Written problem → Only lines with the word "React" are needed; collect each of them from the listing below.
####################
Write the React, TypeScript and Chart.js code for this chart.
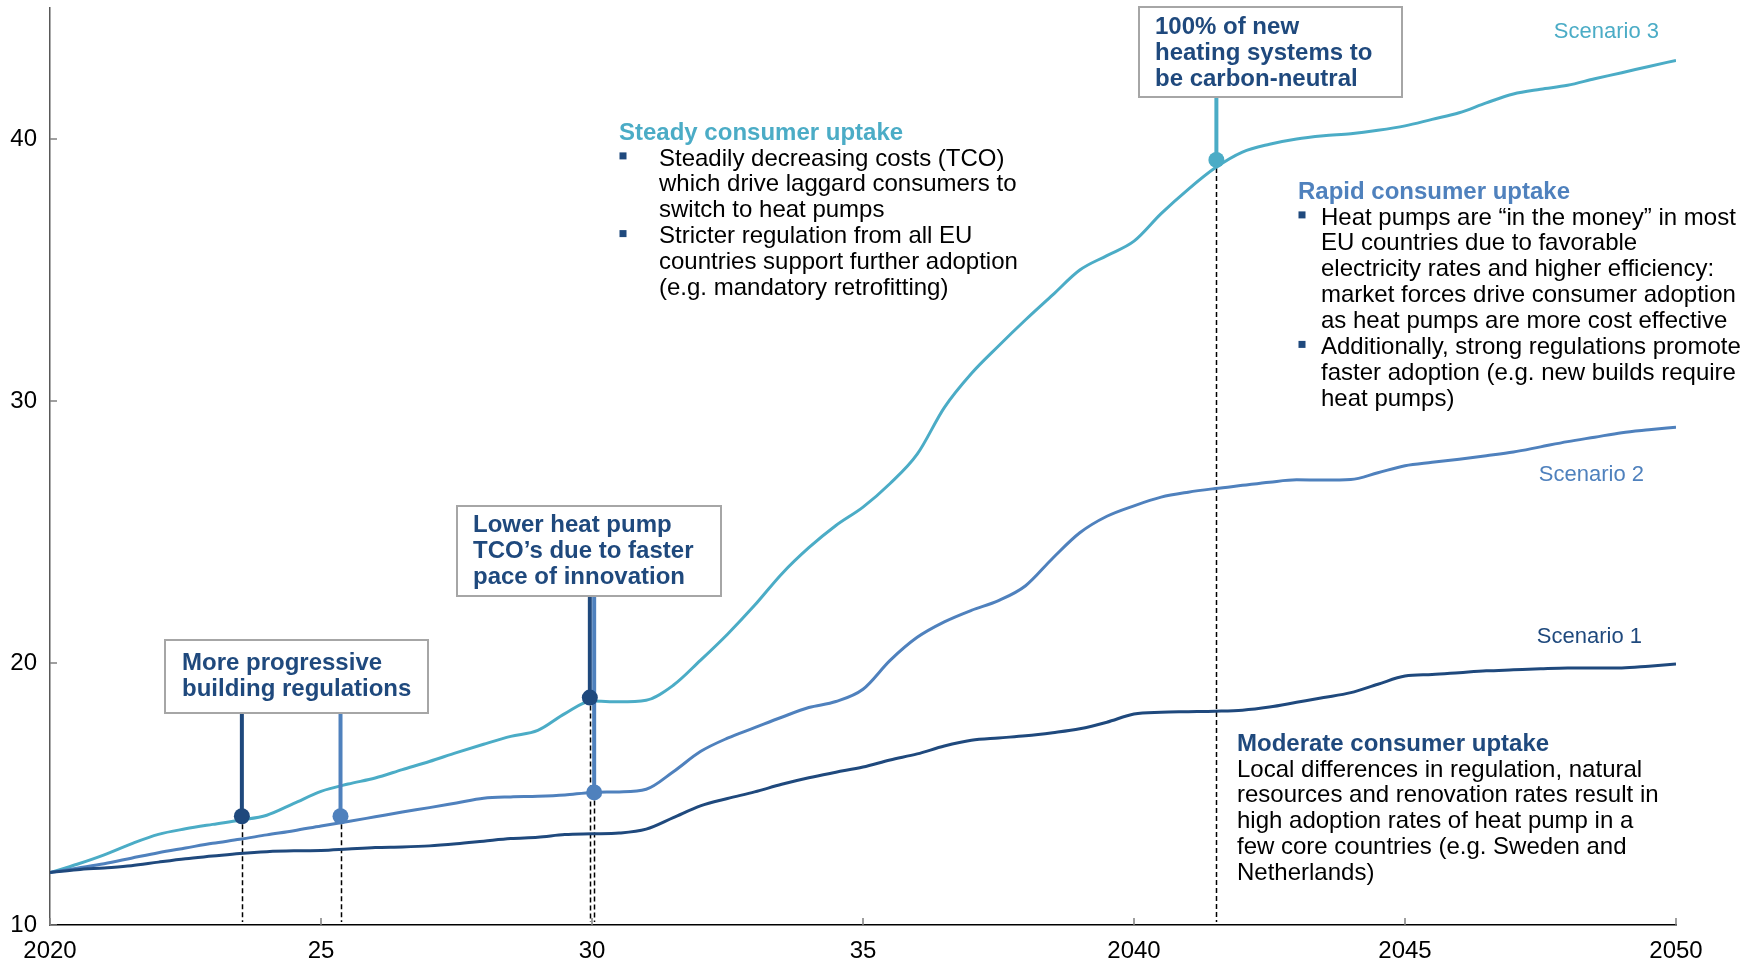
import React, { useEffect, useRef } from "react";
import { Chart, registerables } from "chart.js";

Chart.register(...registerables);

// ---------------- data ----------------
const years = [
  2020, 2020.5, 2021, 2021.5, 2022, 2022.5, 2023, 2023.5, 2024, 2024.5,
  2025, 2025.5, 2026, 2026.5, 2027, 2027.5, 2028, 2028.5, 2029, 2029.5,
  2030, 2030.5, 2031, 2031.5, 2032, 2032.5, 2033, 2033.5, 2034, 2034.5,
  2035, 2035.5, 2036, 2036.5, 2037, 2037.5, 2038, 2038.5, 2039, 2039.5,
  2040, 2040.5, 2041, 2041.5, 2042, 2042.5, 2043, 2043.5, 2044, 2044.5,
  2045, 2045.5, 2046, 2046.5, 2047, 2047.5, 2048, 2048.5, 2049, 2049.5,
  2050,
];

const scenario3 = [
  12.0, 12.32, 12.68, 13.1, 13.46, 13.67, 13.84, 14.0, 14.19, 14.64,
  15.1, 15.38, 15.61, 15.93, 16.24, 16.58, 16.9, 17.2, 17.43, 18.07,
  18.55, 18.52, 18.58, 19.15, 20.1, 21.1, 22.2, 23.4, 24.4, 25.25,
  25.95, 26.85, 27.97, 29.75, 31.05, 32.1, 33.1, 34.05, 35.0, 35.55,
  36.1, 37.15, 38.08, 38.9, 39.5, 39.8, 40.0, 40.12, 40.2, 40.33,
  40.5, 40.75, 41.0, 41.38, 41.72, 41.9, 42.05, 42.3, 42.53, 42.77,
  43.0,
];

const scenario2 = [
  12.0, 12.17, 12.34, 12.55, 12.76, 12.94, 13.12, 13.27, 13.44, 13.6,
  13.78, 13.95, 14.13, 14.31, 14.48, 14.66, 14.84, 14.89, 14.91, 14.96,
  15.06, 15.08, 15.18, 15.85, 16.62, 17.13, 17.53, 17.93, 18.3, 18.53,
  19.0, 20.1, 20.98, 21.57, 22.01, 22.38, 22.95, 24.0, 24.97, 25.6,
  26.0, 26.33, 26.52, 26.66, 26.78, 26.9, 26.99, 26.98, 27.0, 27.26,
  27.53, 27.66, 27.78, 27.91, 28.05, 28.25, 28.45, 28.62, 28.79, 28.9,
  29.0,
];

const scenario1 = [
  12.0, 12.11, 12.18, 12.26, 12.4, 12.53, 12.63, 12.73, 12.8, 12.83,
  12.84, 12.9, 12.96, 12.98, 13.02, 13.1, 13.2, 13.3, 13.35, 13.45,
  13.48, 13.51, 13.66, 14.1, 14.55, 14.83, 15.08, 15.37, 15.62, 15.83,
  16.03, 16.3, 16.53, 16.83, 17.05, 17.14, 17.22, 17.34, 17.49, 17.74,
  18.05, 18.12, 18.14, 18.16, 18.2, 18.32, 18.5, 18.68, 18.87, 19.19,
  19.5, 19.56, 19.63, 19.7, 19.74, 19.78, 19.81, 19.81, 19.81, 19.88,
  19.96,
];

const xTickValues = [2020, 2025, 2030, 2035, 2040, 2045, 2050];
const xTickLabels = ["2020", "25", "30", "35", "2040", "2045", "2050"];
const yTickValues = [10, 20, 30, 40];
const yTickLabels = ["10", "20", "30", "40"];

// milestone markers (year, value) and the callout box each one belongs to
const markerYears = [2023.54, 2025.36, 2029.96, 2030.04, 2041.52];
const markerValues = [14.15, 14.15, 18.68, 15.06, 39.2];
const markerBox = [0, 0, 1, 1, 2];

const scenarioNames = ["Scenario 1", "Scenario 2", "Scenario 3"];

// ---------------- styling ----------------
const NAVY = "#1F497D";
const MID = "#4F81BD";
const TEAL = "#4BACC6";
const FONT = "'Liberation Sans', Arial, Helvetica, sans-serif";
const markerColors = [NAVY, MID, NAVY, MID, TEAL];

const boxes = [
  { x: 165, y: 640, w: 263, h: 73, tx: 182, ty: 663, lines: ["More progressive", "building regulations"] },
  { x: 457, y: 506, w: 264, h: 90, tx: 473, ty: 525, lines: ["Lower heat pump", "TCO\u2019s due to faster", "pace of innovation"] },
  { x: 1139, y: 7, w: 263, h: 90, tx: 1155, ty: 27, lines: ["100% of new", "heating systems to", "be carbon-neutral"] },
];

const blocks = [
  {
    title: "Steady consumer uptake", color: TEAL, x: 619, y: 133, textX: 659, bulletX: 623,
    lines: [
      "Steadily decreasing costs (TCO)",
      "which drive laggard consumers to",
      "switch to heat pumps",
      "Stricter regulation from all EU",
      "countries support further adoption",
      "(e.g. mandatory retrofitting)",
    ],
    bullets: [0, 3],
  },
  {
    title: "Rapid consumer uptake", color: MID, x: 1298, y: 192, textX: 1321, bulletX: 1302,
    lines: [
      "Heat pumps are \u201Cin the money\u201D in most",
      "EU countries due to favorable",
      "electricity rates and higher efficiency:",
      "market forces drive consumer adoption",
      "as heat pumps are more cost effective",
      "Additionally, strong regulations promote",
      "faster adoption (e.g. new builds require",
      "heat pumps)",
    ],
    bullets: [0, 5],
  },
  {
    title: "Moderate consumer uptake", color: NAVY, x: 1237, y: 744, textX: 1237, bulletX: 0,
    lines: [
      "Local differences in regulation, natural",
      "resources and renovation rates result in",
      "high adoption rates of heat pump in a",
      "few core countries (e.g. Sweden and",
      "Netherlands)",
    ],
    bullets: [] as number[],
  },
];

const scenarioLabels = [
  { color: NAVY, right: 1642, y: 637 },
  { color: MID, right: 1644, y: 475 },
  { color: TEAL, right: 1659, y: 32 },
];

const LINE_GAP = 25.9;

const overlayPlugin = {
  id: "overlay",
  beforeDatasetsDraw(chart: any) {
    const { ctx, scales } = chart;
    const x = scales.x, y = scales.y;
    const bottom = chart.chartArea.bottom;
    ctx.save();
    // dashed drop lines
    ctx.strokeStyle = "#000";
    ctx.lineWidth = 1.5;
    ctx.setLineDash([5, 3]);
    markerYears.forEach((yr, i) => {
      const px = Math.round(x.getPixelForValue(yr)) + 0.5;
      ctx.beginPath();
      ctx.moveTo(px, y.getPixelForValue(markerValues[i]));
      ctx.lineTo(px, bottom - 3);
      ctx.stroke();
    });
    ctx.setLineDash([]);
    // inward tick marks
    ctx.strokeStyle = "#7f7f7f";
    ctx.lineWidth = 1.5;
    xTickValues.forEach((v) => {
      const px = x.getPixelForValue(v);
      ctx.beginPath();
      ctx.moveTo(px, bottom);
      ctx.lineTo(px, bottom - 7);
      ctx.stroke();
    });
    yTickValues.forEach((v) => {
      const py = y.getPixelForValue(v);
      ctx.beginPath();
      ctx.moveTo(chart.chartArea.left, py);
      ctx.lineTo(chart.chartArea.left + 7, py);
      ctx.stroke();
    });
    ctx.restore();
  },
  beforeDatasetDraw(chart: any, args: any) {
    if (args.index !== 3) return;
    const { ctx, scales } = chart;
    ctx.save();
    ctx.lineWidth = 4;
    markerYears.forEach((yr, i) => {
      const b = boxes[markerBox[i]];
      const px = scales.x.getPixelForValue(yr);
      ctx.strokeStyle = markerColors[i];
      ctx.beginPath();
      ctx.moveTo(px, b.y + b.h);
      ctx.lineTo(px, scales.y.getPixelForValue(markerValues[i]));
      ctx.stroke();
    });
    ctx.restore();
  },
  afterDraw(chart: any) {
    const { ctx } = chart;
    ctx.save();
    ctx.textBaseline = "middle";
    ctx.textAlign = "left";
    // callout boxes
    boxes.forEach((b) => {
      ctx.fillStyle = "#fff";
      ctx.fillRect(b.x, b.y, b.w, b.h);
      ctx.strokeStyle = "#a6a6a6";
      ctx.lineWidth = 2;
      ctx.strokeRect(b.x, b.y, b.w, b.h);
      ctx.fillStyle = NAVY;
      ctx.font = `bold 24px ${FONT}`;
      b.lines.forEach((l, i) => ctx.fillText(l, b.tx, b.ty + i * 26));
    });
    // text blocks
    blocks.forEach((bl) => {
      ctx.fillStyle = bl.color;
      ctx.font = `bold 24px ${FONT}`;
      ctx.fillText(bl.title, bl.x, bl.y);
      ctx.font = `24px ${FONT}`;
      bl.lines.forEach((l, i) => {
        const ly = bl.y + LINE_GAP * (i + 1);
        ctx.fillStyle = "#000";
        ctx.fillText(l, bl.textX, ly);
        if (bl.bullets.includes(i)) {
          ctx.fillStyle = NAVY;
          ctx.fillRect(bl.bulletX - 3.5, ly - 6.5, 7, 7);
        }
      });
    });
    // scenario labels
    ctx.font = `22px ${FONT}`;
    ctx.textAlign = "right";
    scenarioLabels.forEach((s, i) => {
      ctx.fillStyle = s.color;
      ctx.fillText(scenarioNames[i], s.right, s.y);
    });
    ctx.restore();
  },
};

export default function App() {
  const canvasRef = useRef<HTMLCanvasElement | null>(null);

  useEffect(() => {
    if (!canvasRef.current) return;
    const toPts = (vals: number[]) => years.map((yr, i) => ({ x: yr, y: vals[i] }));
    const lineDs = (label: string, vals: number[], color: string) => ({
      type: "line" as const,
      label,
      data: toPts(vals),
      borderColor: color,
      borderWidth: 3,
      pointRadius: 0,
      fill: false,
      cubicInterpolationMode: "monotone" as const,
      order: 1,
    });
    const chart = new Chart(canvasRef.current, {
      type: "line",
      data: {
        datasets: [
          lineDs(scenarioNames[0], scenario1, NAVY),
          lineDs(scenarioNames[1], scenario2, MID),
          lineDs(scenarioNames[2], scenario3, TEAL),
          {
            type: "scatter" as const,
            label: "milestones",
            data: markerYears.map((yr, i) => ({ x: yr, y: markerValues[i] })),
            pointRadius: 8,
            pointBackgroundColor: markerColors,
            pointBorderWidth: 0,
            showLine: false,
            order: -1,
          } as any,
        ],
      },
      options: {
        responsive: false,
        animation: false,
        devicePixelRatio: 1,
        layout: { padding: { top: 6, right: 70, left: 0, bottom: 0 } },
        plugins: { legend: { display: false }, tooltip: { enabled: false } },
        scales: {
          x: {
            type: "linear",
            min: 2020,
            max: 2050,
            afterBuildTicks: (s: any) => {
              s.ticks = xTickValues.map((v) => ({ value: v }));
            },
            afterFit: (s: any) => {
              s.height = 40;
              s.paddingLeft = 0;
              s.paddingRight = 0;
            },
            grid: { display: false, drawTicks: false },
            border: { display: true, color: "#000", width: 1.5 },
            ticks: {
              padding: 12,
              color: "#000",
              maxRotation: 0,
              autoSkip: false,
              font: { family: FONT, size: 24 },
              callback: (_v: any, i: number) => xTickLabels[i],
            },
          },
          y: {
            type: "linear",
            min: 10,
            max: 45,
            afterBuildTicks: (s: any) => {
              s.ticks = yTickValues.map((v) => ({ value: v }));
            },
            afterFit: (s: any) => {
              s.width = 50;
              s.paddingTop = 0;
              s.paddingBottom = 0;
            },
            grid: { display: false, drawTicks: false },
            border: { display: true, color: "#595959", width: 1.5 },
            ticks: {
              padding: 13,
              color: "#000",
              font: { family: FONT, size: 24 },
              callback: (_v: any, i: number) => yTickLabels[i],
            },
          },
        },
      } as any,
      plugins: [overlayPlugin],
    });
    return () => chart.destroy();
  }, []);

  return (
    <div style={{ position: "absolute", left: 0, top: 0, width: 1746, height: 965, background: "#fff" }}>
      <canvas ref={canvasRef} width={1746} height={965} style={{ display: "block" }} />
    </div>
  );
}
####################
Answer to the task →
Write the React, TypeScript and Chart.js code for this chart.
import React, { useEffect, useRef } from "react";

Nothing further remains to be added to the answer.